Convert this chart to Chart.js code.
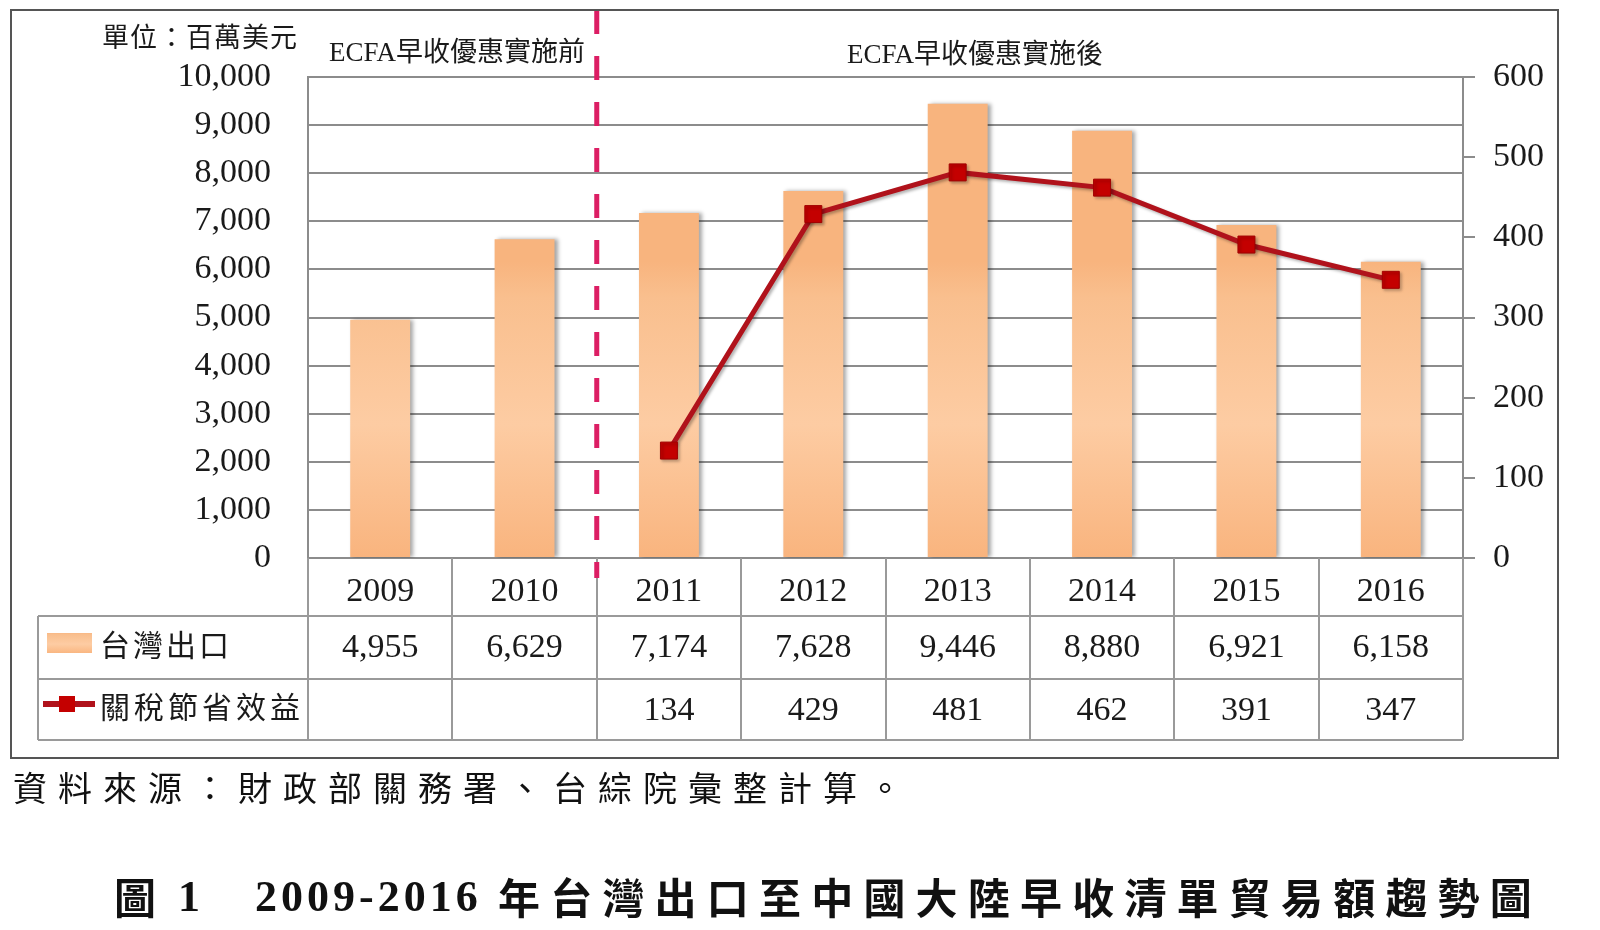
<!DOCTYPE html>
<html>
<head>
<meta charset="utf-8">
<script src="https://cdn.jsdelivr.net/npm/chart.js@4.4.1/dist/chart.umd.min.js"></script>
<style>
  html, body { margin: 0; padding: 0; background: #fff; }
  #wrap { width: 1600px; height: 930px; }
</style>
</head>
<body>
<div id="wrap"><canvas id="ecfaChart" width="1600" height="930"></canvas></div>
<script>
// data
const years = ['2009', '2010', '2011', '2012', '2013', '2014', '2015', '2016'];
const exportValues = [4955, 6629, 7174, 7628, 9446, 8880, 6921, 6158];
const savingValues = [null, null, 134, 429, 481, 462, 391, 347];
const seriesNames = ['台灣出口', '關稅節省效益'];
const leftAxis = { min: 0, max: 10000, step: 1000 };
const rightAxis = { min: 0, max: 600, step: 100 };
const unitText = '單位：百萬美元';
const beforeText = 'ECFA早收優惠實施前';
const afterText = 'ECFA早收優惠實施後';
const sourceText = '資料來源：財政部關務署、台綜院彙整計算。';
const titleNo = '圖';
const titleNum = '1';
const titleYears = '2009-2016';
const titleText = '年台灣出口至中國大陸早收清單貿易額趨勢圖';

const numFont = '"Liberation Serif", "Times New Roman", serif';
const cjkFont = '"Liberation Serif", "Noto Sans CJK TC", sans-serif';
const gridGray = '#8c8c8c';
const tableGray = '#9a9a9a';
const lineRed = '#b0121b';
const markRed = '#c40000';

function barGradient(ctx, top, bottom) {
  const g = ctx.createLinearGradient(0, top, 0, bottom);
  g.addColorStop(0, '#f8b47e');
  g.addColorStop(0.12, '#f9bf8e');
  g.addColorStop(0.55, '#fdcca3');
  g.addColorStop(1, '#f9b47e');
  return g;
}

const extrasPlugin = {
  id: 'extras',
  beforeDatasetDraw(chart, args) {
    const ctx = chart.ctx;
    ctx.save();
    if (args.meta.type === 'bar') {
      args.meta.data.forEach(el => {
        el.options.backgroundColor = barGradient(ctx, el.y, el.base);
      });
      ctx.shadowColor = 'rgba(0,0,0,0.35)';
      ctx.shadowBlur = 4;
      ctx.shadowOffsetX = 3;
      ctx.shadowOffsetY = 0;
    } else {
      ctx.shadowColor = 'rgba(0,0,0,0.3)';
      ctx.shadowBlur = 3;
      ctx.shadowOffsetX = 2;
      ctx.shadowOffsetY = 2;
    }
  },
  afterDatasetDraw(chart) {
    chart.ctx.restore();
  },
  afterDraw(chart) {
    const ctx = chart.ctx;
    const xs = chart.scales.x;
    const area = chart.chartArea;
    const tableLeft = 38;
    const rowTops = [area.bottom, 616, 679, 740];
    const half = (xs.getPixelForValue(1) - xs.getPixelForValue(0)) / 2;

    ctx.save();
    // table lines
    ctx.strokeStyle = tableGray;
    ctx.lineWidth = 2;
    ctx.beginPath();
    for (let r = 1; r < rowTops.length; r++) {
      ctx.moveTo(tableLeft, rowTops[r]);
      ctx.lineTo(area.right, rowTops[r]);
    }
    ctx.moveTo(tableLeft, rowTops[1]);
    ctx.lineTo(tableLeft, rowTops[3]);
    for (let i = 0; i <= years.length; i++) {
      const x = Math.round(xs.getPixelForValue(i) - half);
      ctx.moveTo(x, area.bottom);
      ctx.lineTo(x, rowTops[3]);
    }
    ctx.stroke();

    // table values
    ctx.fillStyle = '#1a1a1a';
    ctx.textAlign = 'center';
    ctx.textBaseline = 'middle';
    ctx.font = '34px ' + numFont;
    years.forEach((y, i) => {
      const x = xs.getPixelForValue(i);
      ctx.fillText(exportValues[i].toLocaleString('en-US'), x, 648);
      if (savingValues[i] != null) ctx.fillText(savingValues[i].toLocaleString('en-US'), x, 711);
    });

    // legend keys inside table
    ctx.fillStyle = barGradient(ctx, 632, 654);
    ctx.fillRect(47, 633, 45, 20);
    ctx.strokeStyle = lineRed;
    ctx.lineWidth = 6;
    ctx.beginPath();
    ctx.moveTo(43, 704);
    ctx.lineTo(95, 704);
    ctx.stroke();
    ctx.fillStyle = markRed;
    ctx.fillRect(59, 696, 16, 16);
    ctx.fillStyle = '#1a1a1a';
    ctx.textAlign = 'left';
    ctx.font = '30px "Noto Sans CJK TC", sans-serif';
    ctx.letterSpacing = '3px';
    ctx.fillText(seriesNames[0], 100, 645);
    ctx.letterSpacing = '4px';
    ctx.fillText(seriesNames[1], 100, 707);

    // unit + period labels
    ctx.letterSpacing = '1px';
    ctx.font = '27px "Noto Sans CJK TC", sans-serif';
    ctx.fillText(unitText, 102, 37);
    ctx.letterSpacing = '0px';
    ctx.font = '27px ' + cjkFont;
    ctx.fillText(beforeText, 329, 54);
    ctx.fillText(afterText, 847, 56);

    // ECFA divider
    const divX = xs.getPixelForValue(1.5);
    ctx.strokeStyle = '#dc1e64';
    ctx.lineWidth = 5;
    ctx.setLineDash([24, 22]);
    ctx.beginPath();
    ctx.moveTo(divX, 10);
    ctx.lineTo(divX, 578);
    ctx.stroke();
    ctx.setLineDash([]);

    // outer frame
    ctx.strokeStyle = '#555';
    ctx.lineWidth = 2;
    ctx.strokeRect(11, 10, 1547, 748);

    // source and caption
    ctx.fillStyle = '#111';
    ctx.font = '34px "Noto Sans CJK TC", sans-serif';
    ctx.letterSpacing = '11px';
    ctx.fillText(sourceText, 13, 788);

    ctx.font = 'bold 42px "Noto Sans CJK TC", sans-serif';
    ctx.letterSpacing = '0px';
    ctx.fillText(titleNo, 114, 898);
    ctx.font = 'bold 44px ' + numFont;
    ctx.fillText(titleNum, 178, 900);
    ctx.letterSpacing = '4px';
    ctx.fillText(titleYears, 255, 900);
    ctx.font = 'bold 42px "Noto Sans CJK TC", sans-serif';
    ctx.letterSpacing = '10.2px';
    ctx.fillText(titleText, 498, 898);
    ctx.restore();
  }
};

new Chart(document.getElementById('ecfaChart'), {
  type: 'bar',
  data: {
    labels: years,
    datasets: [
      {
        type: 'line',
        label: seriesNames[1],
        data: savingValues,
        yAxisID: 'y1',
        order: 0,
        borderColor: lineRed,
        borderWidth: 5,
        pointStyle: 'rect',
        pointRadius: 12,
        pointBackgroundColor: markRed,
        pointBorderColor: '#a00000',
        pointBorderWidth: 1,
        tension: 0
      },
      {
        type: 'bar',
        label: seriesNames[0],
        data: exportValues,
        yAxisID: 'y',
        order: 1,
        backgroundColor: '#fbc08e',
        borderWidth: 0,
        categoryPercentage: 1,
        barPercentage: 0.415
      }
    ]
  },
  options: {
    responsive: false,
    devicePixelRatio: 1,
    animation: false,
    layout: { padding: { top: 77, bottom: 190, left: 0, right: 0 } },
    plugins: {
      legend: { display: false },
      tooltip: { enabled: false }
    },
    scales: {
      x: {
        afterFit: s => { s.height = 182; },
        grid: { display: false },
        border: { display: false },
        ticks: {
          color: '#1a1a1a',
          padding: 6,
          maxRotation: 0,
          font: { family: numFont, size: 34 }
        }
      },
      y: {
        position: 'left',
        min: leftAxis.min,
        max: leftAxis.max,
        afterFit: s => { s.width = 308; },
        border: { display: true, color: gridGray, width: 2 },
        grid: { color: gridGray, lineWidth: 2, drawTicks: false },
        ticks: {
          stepSize: leftAxis.step,
          padding: 37,
          color: '#1a1a1a',
          font: { family: numFont, size: 34 },
          callback: v => v.toLocaleString('en-US')
        }
      },
      y1: {
        position: 'right',
        min: rightAxis.min,
        max: rightAxis.max,
        afterFit: s => { s.width = 137; },
        border: { display: true, color: gridGray, width: 2 },
        grid: { drawOnChartArea: false, color: gridGray, lineWidth: 2, tickLength: 12 },
        ticks: {
          stepSize: rightAxis.step,
          padding: 18,
          color: '#1a1a1a',
          font: { family: numFont, size: 34 }
        }
      }
    }
  },
  plugins: [extrasPlugin]
});
</script>
</body>
</html>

================================

> **Exercise objective**:
Leave out the pictures. Transcribe only the lines above, from the first through the one that contains "const markRed = '#c40000';".

> **Correct response**:
Convert this chart to Chart.js code.
<!DOCTYPE html>
<html>
<head>
<meta charset="utf-8">
<script src="https://cdn.jsdelivr.net/npm/chart.js@4.4.1/dist/chart.umd.min.js"></script>
<style>
  html, body { margin: 0; padding: 0; background: #fff; }
  #wrap { width: 1600px; height: 930px; }
</style>
</head>
<body>
<div id="wrap"><canvas id="ecfaChart" width="1600" height="930"></canvas></div>
<script>
// data
const years = ['2009', '2010', '2011', '2012', '2013', '2014', '2015', '2016'];
const exportValues = [4955, 6629, 7174, 7628, 9446, 8880, 6921, 6158];
const savingValues = [null, null, 134, 429, 481, 462, 391, 347];
const seriesNames = ['台灣出口', '關稅節省效益'];
const leftAxis = { min: 0, max: 10000, step: 1000 };
const rightAxis = { min: 0, max: 600, step: 100 };
const unitText = '單位：百萬美元';
const beforeText = 'ECFA早收優惠實施前';
const afterText = 'ECFA早收優惠實施後';
const sourceText = '資料來源：財政部關務署、台綜院彙整計算。';
const titleNo = '圖';
const titleNum = '1';
const titleYears = '2009-2016';
const titleText = '年台灣出口至中國大陸早收清單貿易額趨勢圖';

const numFont = '"Liberation Serif", "Times New Roman", serif';
const cjkFont = '"Liberation Serif", "Noto Sans CJK TC", sans-serif';
const gridGray = '#8c8c8c';
const tableGray = '#9a9a9a';
const lineRed = '#b0121b';
const markRed = '#c40000';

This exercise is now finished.